I was just watching Magic Mike this past weekend, trying to convince my boyfriend to see the sequel because the original was far better than it had any right to be, because it was a completely different film than any description of it might suggest. You hear the words "Channing Tatum male stripper drama" and you can't help but get a certain image in your head. Especially if you've seen clips of Matthew McConaughey's legendary performance. But Reid Carolin's script and Steven Soderbergh's direction subvert that at practically every turn. Magic Mike, based on Tatum's experience as a male stripper, is actually a whopper of a character study. That's probably because Tatum really KNOWS these people. Like, knows them on a deeper level than they probably know themselves. Constantly up on the take, these are "bros" who might aspire to something more... or would, if they had any ambition to change their lives or, you know, actually DO anything.
And the film is full of shots of people watching things - be they half-naked people or Joe Manganiello's giant dick in a penis pump or something else entirely. It comes close to being an indictment of the audience and their expectations/demands. Sort of, "Oh, you thought this was going to be a hootin'-hollerin' good time?

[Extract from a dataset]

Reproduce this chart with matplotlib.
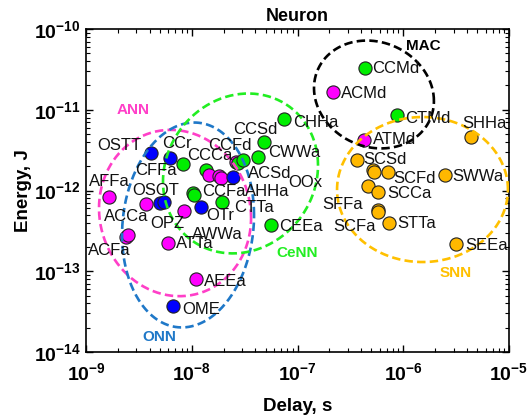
import numpy as np
import matplotlib
matplotlib.use("Agg")
import matplotlib.pyplot as plt
from matplotlib.ticker import FuncFormatter, FixedLocator, NullFormatter

plt.rcParams['font.family'] = ['Liberation Sans', 'DejaVu Sans']
plt.rcParams['mathtext.fontset'] = 'custom'
plt.rcParams['mathtext.rm'] = 'Liberation Sans'
plt.rcParams['mathtext.bf'] = 'Liberation Sans:bold'

# points, in drawing order (later ones sit on top)
names = ["CFFa", "CCCa", "", "CCFa", "CTTa", "CCSd", "CHHa", "CEEa", "CCMd", "CTMd",
         "AFFa", "ACFa", "ACCa", "OSOT", "AWWa", "ATTa", "AEEa", "", "", "", "ACSd", "ACMd", "ATMd",
         "OSTT", "CCr", "OPZ", "", "OTr", "AHHa", "OME",
         "OOx", "CCFd", "CWWa",
         "SHHa", "SCSd", "", "", "SCFd", "", "SCCa", "SFFa", "SCFa", "STTa", "SWWa", "SEEa"]
group = ["CeNN"] * 10 + ["ANN"] * 13 + ["ONN"] * 7 + ["CeNN"] * 3 + ["SNN"] * 12
delay = [8.2e-9, 1.36e-8, 1.03e-8, 1.06e-8, 1.95e-8, 4.82e-8, 7.5e-8, 5.6e-8, 4.35e-7, 8.67e-7,
         1.66e-9, 2.39e-9, 2.51e-9, 3.69e-9, 8.45e-9, 5.93e-9, 1.10e-8, 1.46e-8, 1.81e-8, 1.89e-8,
         2.62e-8, 2.18e-7, 4.28e-7,
         4.09e-9, 6.22e-9, 5.0e-9, 5.47e-9, 1.22e-8, 2.47e-8, 6.7e-9,
         2.71e-8, 3.02e-8, 4.26e-8,
         4.35e-6, 3.63e-7, 5.12e-7, 5.28e-7, 7.13e-7, 4.68e-7, 5.8e-7, 5.8e-7, 5.73e-7, 7.38e-7,
         2.48e-6, 3.16e-6]
energy = [2.13e-12, 1.79e-12, 9.2e-13, 8.8e-13, 7.26e-13, 4.0e-12, 7.6e-12, 3.74e-13, 3.3e-11, 8.6e-12,
          8.2e-13, 2.65e-13, 2.8e-13, 6.8e-13, 5.57e-13, 2.26e-13, 8.0e-14, 1.56e-12, 1.51e-12, 1.41e-12,
          2.25e-12, 1.68e-11, 4.2e-12,
          2.94e-12, 2.55e-12, 7.1e-13, 7.2e-13, 6.19e-13, 1.46e-12, 3.72e-14,
          2.19e-12, 2.39e-12, 2.58e-12,
          4.64e-12, 2.39e-12, 1.77e-12, 1.69e-12, 1.71e-12, 1.14e-12, 9.5e-13, 5.74e-13, 5.46e-13, 3.99e-13,
          1.56e-12, 2.17e-13]
# label offsets from the point, in pixels (left edge, vertical centre)
label_dx = [-47.7, -19, 0, 7.4, 11.7, -31.3, 8.4, 8.3, 7.3, 8.3,
            -20, -37.7, -24, -13.3, 7.7, 8.3, 7.7, 0, 0, 0, 12.3, 7.4, 8.4,
            -53.4, -8.3, -9.3, 0, 5.7, 11.7, 8.4,
            50.8, -34.2, 10,
            -8, 6.6, 0, 0, 5.6, 0, 9, -55.6, -44.4, 8, 7.7, 9]
label_dy = [-6.8, 15, 0, 3.3, -5.8, 12.5, -3.2, -2, -1.1, -3.8,
            16.3, -13.8, 18.7, 13.2, -23, -0.6, -2.7, 0, 0, 0, -11.3, -1.6, 0.3,
            6.7, 13.7, -21.3, 0, -7.7, -14.4, -4,
            -19.5, 14.2, 4.6,
            13.4, 0.3, 0, 0, -6.6, 0, -1.4, 5, -14.3, -0.6, -1.7, -1]

point_colors = {"ANN": "#ff00ff", "ONN": "#0000ff", "CeNN": "#00ee00", "SNN": "#ffb800"}

# region outlines: centre and half axes in decades, plus a small shear
regions = ["ANN", "ONN", "CeNN", "MAC", "SNN"]
reg_cx = [-8.158, -8.035, -7.539, -6.277, -5.818]
reg_cy = [-12.279, -12.427, -11.789, -10.811, -11.988]
reg_a = [0.719, 0.624, 0.733, 0.567, 0.808]
reg_b = [1.028, 1.263, 0.985, 0.663, 0.898]
reg_k = [-0.06, 0.12, 0.1, -0.08, 0.0]
reg_colors = ["#ff3fc8", "#1f78c8", "#22ee22", "#000000", "#ffc000"]
reg_text_pos = [(0.112, 0.750), (0.174, 0.045), (0.498, 0.306), (0.797, 0.947), (0.875, 0.246)]

x_decades = [-9, -8, -7, -6, -5]
y_decades = [-14, -13, -12, -11, -10]

fig = plt.figure(figsize=(5.32, 4.2), dpi=100)
ax = fig.add_axes([86 / 532, 1 - 352 / 420, 423 / 532, 323 / 420])
ax.set_xscale('log')
ax.set_yscale('log')
ax.set_xlim(1e-9, 1e-5)
ax.set_ylim(1e-14, 1e-10)

for i in range(len(names)):
    ax.scatter(delay[i], energy[i], s=90, c=point_colors[group[i]], edgecolors='#222222',
               linewidths=0.8, zorder=3)
    if names[i]:
        ax.annotate(names[i], (delay[i], energy[i]), xytext=(label_dx[i], label_dy[i]),
                    textcoords='offset pixels', ha='left', va='center', fontsize=12,
                    color='#111111', zorder=5)

t = np.linspace(0, 2 * np.pi, 300)
for j in range(len(regions)):
    lx = reg_cx[j] + reg_a[j] * np.cos(t)
    ly = reg_cy[j] + reg_b[j] * np.sin(t) + reg_k[j] * np.cos(t)
    ax.plot(10 ** lx, 10 ** ly, color=reg_colors[j], lw=1.9, dashes=(3.2, 1.6), zorder=4)
    ax.text(reg_text_pos[j][0], reg_text_pos[j][1], regions[j], transform=ax.transAxes,
            ha='center', va='center', fontsize=11, fontweight='bold', color=reg_colors[j])

fmt = FuncFormatter(lambda v, p: r'$\mathbf{10^{%d}}$' % int(round(np.log10(v))))
ax.xaxis.set_major_locator(FixedLocator([10.0 ** d for d in x_decades]))
ax.yaxis.set_major_locator(FixedLocator([10.0 ** d for d in y_decades]))
ax.xaxis.set_minor_locator(FixedLocator([m * 10.0 ** d for d in x_decades[:-1] for m in range(2, 10)]))
ax.yaxis.set_minor_locator(FixedLocator([m * 10.0 ** d for d in y_decades[:-1] for m in range(2, 10)]))
ax.xaxis.set_major_formatter(fmt)
ax.yaxis.set_major_formatter(fmt)
ax.xaxis.set_minor_formatter(NullFormatter())
ax.yaxis.set_minor_formatter(NullFormatter())
ax.tick_params(which='both', direction='in', top=True, right=True, labelsize=14)
ax.tick_params(which='major', length=5, width=1)
ax.tick_params(which='minor', length=3, width=0.8)
ax.tick_params(axis='x', pad=7)
ax.tick_params(axis='y', pad=4)
for sp in ax.spines.values():
    sp.set_linewidth(1.2)

ax.set_xlabel("Delay, s", fontsize=13.5, fontweight='bold', labelpad=10)
ax.set_ylabel("Energy, J", fontsize=13.5, fontweight='bold', labelpad=1)
ax.set_title("Neuron", fontsize=13, fontweight='bold', pad=6)

fig.savefig("out.png", dpi=100)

An easy-breezy summer skin flick? How dare you expect so little of us! Oh we'll give you what you want, but you may not want it when we do."

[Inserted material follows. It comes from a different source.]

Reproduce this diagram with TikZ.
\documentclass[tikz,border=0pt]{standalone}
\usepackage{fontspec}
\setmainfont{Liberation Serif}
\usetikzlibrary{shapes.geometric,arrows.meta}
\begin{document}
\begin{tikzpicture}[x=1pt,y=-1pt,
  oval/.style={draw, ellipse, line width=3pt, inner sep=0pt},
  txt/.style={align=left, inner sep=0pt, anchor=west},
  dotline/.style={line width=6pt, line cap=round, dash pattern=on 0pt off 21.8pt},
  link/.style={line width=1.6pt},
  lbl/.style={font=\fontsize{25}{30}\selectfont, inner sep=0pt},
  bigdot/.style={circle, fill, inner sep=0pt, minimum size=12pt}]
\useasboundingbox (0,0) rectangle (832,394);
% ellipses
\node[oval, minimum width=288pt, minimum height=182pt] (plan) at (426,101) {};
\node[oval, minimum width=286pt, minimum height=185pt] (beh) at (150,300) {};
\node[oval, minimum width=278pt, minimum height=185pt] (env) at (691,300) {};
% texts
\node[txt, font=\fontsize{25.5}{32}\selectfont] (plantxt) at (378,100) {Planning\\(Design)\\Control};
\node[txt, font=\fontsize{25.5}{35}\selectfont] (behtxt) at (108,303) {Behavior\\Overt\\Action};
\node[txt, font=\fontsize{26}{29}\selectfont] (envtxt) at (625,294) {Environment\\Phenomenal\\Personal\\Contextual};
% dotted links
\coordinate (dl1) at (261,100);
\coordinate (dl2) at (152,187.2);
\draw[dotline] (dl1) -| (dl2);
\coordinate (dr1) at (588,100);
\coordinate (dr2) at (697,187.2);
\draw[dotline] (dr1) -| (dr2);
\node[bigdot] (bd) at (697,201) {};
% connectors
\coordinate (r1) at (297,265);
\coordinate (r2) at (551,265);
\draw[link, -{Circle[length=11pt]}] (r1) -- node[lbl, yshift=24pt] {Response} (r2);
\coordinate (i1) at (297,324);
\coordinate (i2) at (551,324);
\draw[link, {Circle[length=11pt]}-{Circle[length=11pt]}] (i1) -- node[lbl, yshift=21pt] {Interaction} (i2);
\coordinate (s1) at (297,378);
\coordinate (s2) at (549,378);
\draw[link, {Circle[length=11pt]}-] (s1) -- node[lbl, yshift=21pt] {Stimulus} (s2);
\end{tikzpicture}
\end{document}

|Best Shot Runner-up; we've never seen dance from this angle before!|
And so all of this is why I chose this as my Best Shot. When Cody Horn's Brooke shows up at the revue to see if what her brother Adam (Alex Pettyfer, perfectly cast for once in his life) told her about his new job was actually real, she doesn't know what to expect. And when his new best friend/mentor Mike tells her to stay and watch the rest of the show, she's dismissive. But then as she's about to leave, she hears the crowd go wild for Dallas's intro for "Magic" Mike. And then Ginuwine's "Pony" starts up, and Mike starts dancing, and she can't quite look away.

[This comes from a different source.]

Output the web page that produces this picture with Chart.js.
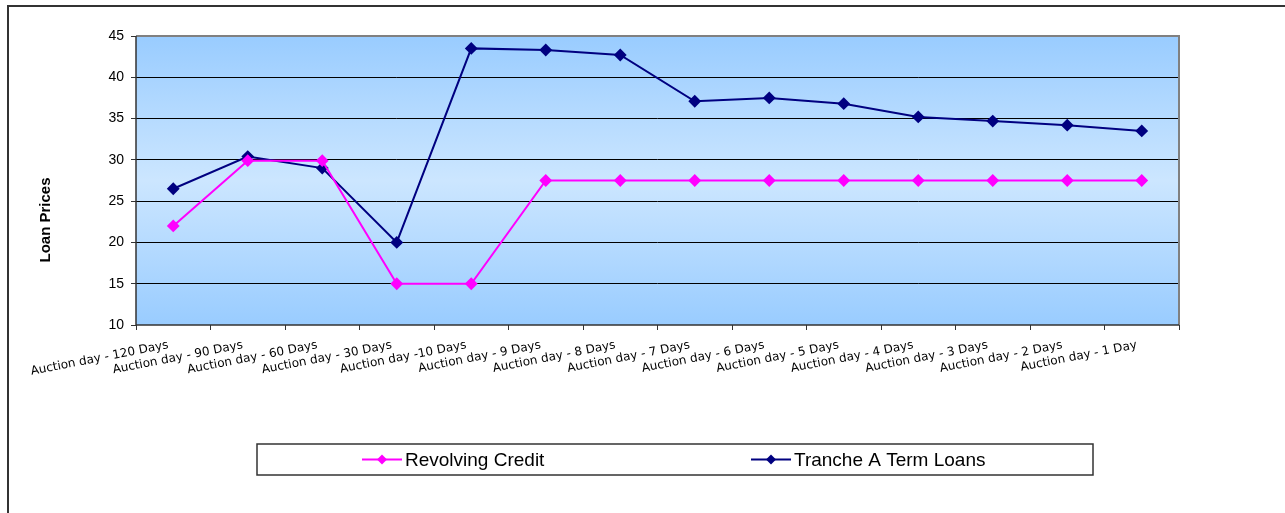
<!DOCTYPE html>
<html>
<head>
<meta charset="utf-8">
<script src="https://cdn.jsdelivr.net/npm/chart.js@4/dist/chart.umd.min.js"></script>
<style>
html,body{margin:0;padding:0;background:#fff;}
#wrap{width:1285px;height:513px;position:relative;}
</style>
</head>
<body>
<div id="wrap"><canvas id="c" width="1285" height="513"></canvas></div>
<script>
const categories = ["Auction day - 120 Days","Auction day - 90 Days","Auction day - 60 Days","Auction day - 30 Days","Auction day -10 Days","Auction day - 9 Days","Auction day - 8 Days","Auction day - 7 Days","Auction day - 6 Days","Auction day - 5 Days","Auction day - 4 Days","Auction day - 3 Days","Auction day - 2 Days","Auction day - 1 Day"];
const revolvingCredit = [22, 29.9, 29.9, 15, 15, 27.5, 27.5, 27.5, 27.5, 27.5, 27.5, 27.5, 27.5, 27.5];
const trancheA = [26.5, 30.4, 29.0, 20.0, 43.5, 43.3, 42.7, 37.1, 37.5, 36.8, 35.2, 34.7, 34.2, 33.5];
const yTicks = [10, 15, 20, 25, 30, 35, 40, 45];
const seriesNames = ["Revolving Credit", "Tranche A Term Loans"];
const seriesColors = ["#FF00FF", "#000080"];
const yAxisTitle = "Loan Prices";

const bgPlugin = {
  id: 'bgPlugin',
  beforeDraw(chart) {
    const {ctx, chartArea: a} = chart;
    ctx.save();
    ctx.fillStyle = '#fff';
    ctx.fillRect(0, 0, chart.width, chart.height);
    ctx.strokeStyle = '#333';
    ctx.lineWidth = 2;
    ctx.beginPath();
    ctx.moveTo(8, 513);
    ctx.lineTo(8, 6);
    ctx.lineTo(1285, 6);
    ctx.stroke();
    const g = ctx.createLinearGradient(0, a.top, 0, a.bottom);
    g.addColorStop(0, '#99CCFF');
    g.addColorStop(0.5, '#CCE6FF');
    g.addColorStop(1, '#99CCFF');
    ctx.fillStyle = g;
    ctx.fillRect(a.left, a.top, a.right - a.left, a.bottom - a.top);
    ctx.restore();
  },
  beforeDatasetsDraw(chart) {
    const {ctx, chartArea: a} = chart;
    ctx.save();
    ctx.strokeStyle = '#808080';
    ctx.lineWidth = 2;
    ctx.beginPath();
    ctx.moveTo(a.left, a.top);
    ctx.lineTo(a.right, a.top);
    ctx.lineTo(a.right, a.bottom);
    ctx.stroke();
    ctx.strokeStyle = '#333';
    ctx.lineWidth = 1.5;
    ctx.beginPath();
    ctx.moveTo(a.left, a.top);
    ctx.lineTo(a.left, a.bottom);
    ctx.lineTo(a.right, a.bottom);
    ctx.stroke();
    ctx.restore();
  },
  afterDraw(chart) {
    const {ctx} = chart;
    ctx.save();
    ctx.save();
    ctx.translate(46, 220);
    ctx.rotate(-Math.PI / 2);
    ctx.font = 'bold 15px "Liberation Sans", Arial, sans-serif';
    ctx.fillStyle = '#000';
    ctx.textAlign = 'center';
    ctx.textBaseline = 'middle';
    ctx.fillText(yAxisTitle, 0, 0);
    ctx.restore();
    const L = 257, T = 444, R = 1093, B = 475;
    ctx.fillStyle = '#fff';
    ctx.fillRect(L, T, R - L, B - T);
    ctx.strokeStyle = '#333';
    ctx.lineWidth = 1.5;
    ctx.strokeRect(L, T, R - L, B - T);
    const cy = (T + B) / 2;
    const items = [{x: 362}, {x: 751}];
    ctx.font = '19px "Liberation Sans", Arial, sans-serif';
    ctx.textBaseline = 'middle';
    chart.data.datasets.forEach((ds, i) => {
      const x0 = items[i].x;
      ctx.strokeStyle = ds.borderColor;
      ctx.lineWidth = 2;
      ctx.beginPath();
      ctx.moveTo(x0, cy);
      ctx.lineTo(x0 + 40, cy);
      ctx.stroke();
      ctx.fillStyle = ds.borderColor;
      ctx.beginPath();
      const mx = x0 + 20, r = 5;
      ctx.moveTo(mx, cy - r); ctx.lineTo(mx + r, cy); ctx.lineTo(mx, cy + r); ctx.lineTo(mx - r, cy); ctx.closePath();
      ctx.fill();
      ctx.fillStyle = '#000';
      ctx.fillText(ds.label, x0 + 43, cy + 1);
    });
    ctx.restore();
  }
};

const ctx = document.getElementById('c').getContext('2d');
new Chart(ctx, {
  type: 'line',
  data: {
    labels: categories,
    datasets: [
      {label: seriesNames[0], data: revolvingCredit, borderColor: seriesColors[0], backgroundColor: seriesColors[0], borderWidth: 2, pointStyle: 'rectRot', pointRadius: 5, pointHoverRadius: 5, tension: 0, fill: false},
      {label: seriesNames[1], data: trancheA, borderColor: seriesColors[1], backgroundColor: seriesColors[1], borderWidth: 2, pointStyle: 'rectRot', pointRadius: 5, pointHoverRadius: 5, tension: 0, fill: false}
    ]
  },
  options: {
    responsive: false,
    animation: false,
    devicePixelRatio: 1,
    layout: {padding: {left: 0, right: 106, top: 36, bottom: 0}},
    plugins: {legend: {display: false}, tooltip: {enabled: false}},
    scales: {
      x: {
        offset: true,
        grid: {display: true, drawOnChartArea: false, drawTicks: true, offset: true, tickLength: 5, color: '#333', lineWidth: 1},
        border: {display: false},
        ticks: {
          maxRotation: 11, minRotation: 11, autoSkip: false, padding: 8, labelOffset: -5,
          color: '#000', font: {family: '"DejaVu Sans", sans-serif', size: 12}
        },
        afterFit(scale) { scale.height = 188; }
      },
      y: {
        min: 10, max: 45,
        afterBuildTicks(scale) { scale.ticks = yTicks.map(v => ({value: v})); },
        grid: {color: (c) => (c.tick && (c.tick.value === 10 || c.tick.value === 45)) ? 'rgba(0,0,0,0)' : '#000', lineWidth: 1, drawTicks: true, tickLength: 5, tickColor: '#333'},
        border: {display: false},
        ticks: {color: '#000', padding: 7, font: {family: '"Liberation Sans", Arial, sans-serif', size: 14}},
        title: {display: false},
        afterFit(scale) { scale.width = 136; }
      }
    }
  },
  plugins: [bgPlugin]
});
</script>
</body>
</html>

I don't think there's been a single shot in recent times that so thoroughly shows the audience their reaction to watching the movie in which it takes place. It's genius, and completely essential to the film, giving us all that we need to see that maybe Brooke isn't a complete stick in the mud, and that she and Mike might actually be good for each other. It's the key to the whole movie: Screw up this moment, and the film fails. But it's Soderbergh, so he knows how important this moment it is and nails it. Far be it from me to advocate taking time away from watching Channing Tatum dance, but this shot is worth it.